When it comes to simple home projects, most of us will be quite confident doing it on our own. I mean, why call a handyman if you’re trying to be frugal and you want to be independent, right? After all, the need to fix things will pop up here and there occasionally… better learn how to do them too. Truly, taking on a DIY project is a key element of house owning heritage. However, you need to know some DIY hazards that can put your health at risk. What are they? Here we find out:
Asbestos and Mesothelioma
Asbestos is a group of substances that we can find naturally in the environment as bundles of fibers. These materials can then be separated into thin, durable threads and used subsequently in construction. Research shows that exposure to asbestos is linked to cancer and the most common form is mesothelioma. This is a rare, aggressive form of cancer that primarily develops in the lining of the lungs or the abdomen. Mesothelioma has no known cure and has a poor prognosis.
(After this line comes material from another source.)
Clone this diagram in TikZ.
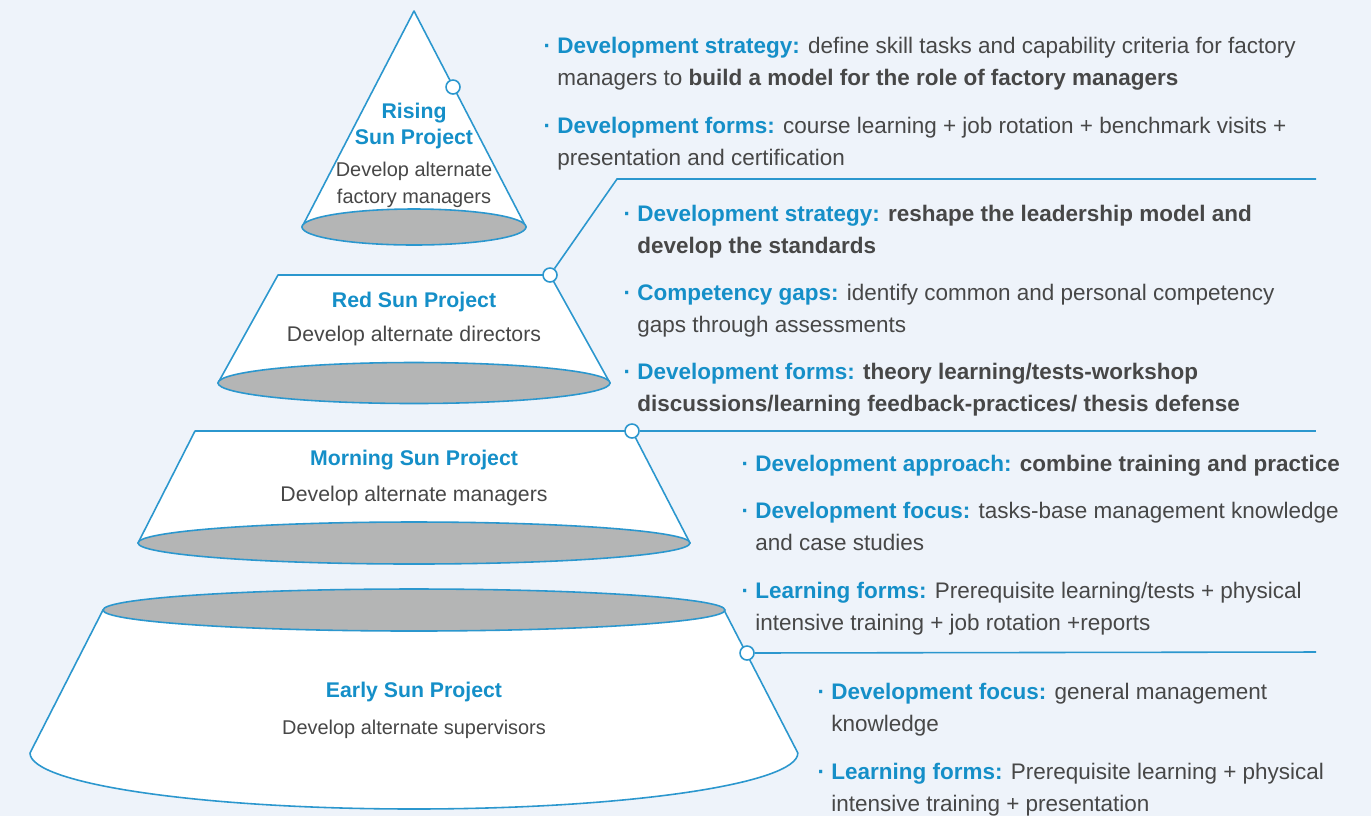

Volatile Organic Compounds
Volatile organic compounds are emitted as gases from certain solids or liquids. These include a variety of chemicals, some of which may have short- and long-term adverse health effects. DIY advocates will often complain of eye, nose, and throat irritation. The worst health hazard you can get from VOCs though is damage to the liver, kidney, and central nervous system. Sources of VOCs include:
- Paints, paint strippers, and other solvents
- Wood preservatives
- Aerosol sprays
- Cleansers and disinfectants
- Moth repellents and air fresheners
- Stored fuels and automotive products
- Hobby supplies
- Dry-cleaned clothing
- Building materials and furnishings
Common Equipment Injuries
This is probably your least concern compared to the first two DIY hazards but don’t celebrate just yet. The number of people who are hurt from common home improvement objects and DIY tools can reach up to more than 200,000 a year. Also, one in five DIY advocates wind up in the hospital every single year due to accidents that occur during those projects. The most common culprits, however, are ladders, hand tools, table tools such as saws, and knives. Predictably, knives and scalpels occupy the top spot but even the screwdriver can result to thousands of visits to the accident department. You can never be too sure.
Prevention is Key
This you already know but it’s hard to follow isn’t it? In your mind, you probably think you’re in a safe environment, you know your limits, and how hard could it be? However, to avoid common DIY mistakes and injuries, take precautions ALL THE TIME. Wear protective eye glasses when you’re working with tools or harsh chemicals. Wear gloves when cleaning or working with landscaping tools and wear protective footwear while doing the project. Keep kids and pets away from all work areas because they can also be harmed or can even cause distractions that could in turn lead to accidents. If you’ve become not so confident doing DIY projects, there’s always a Handyman you can call.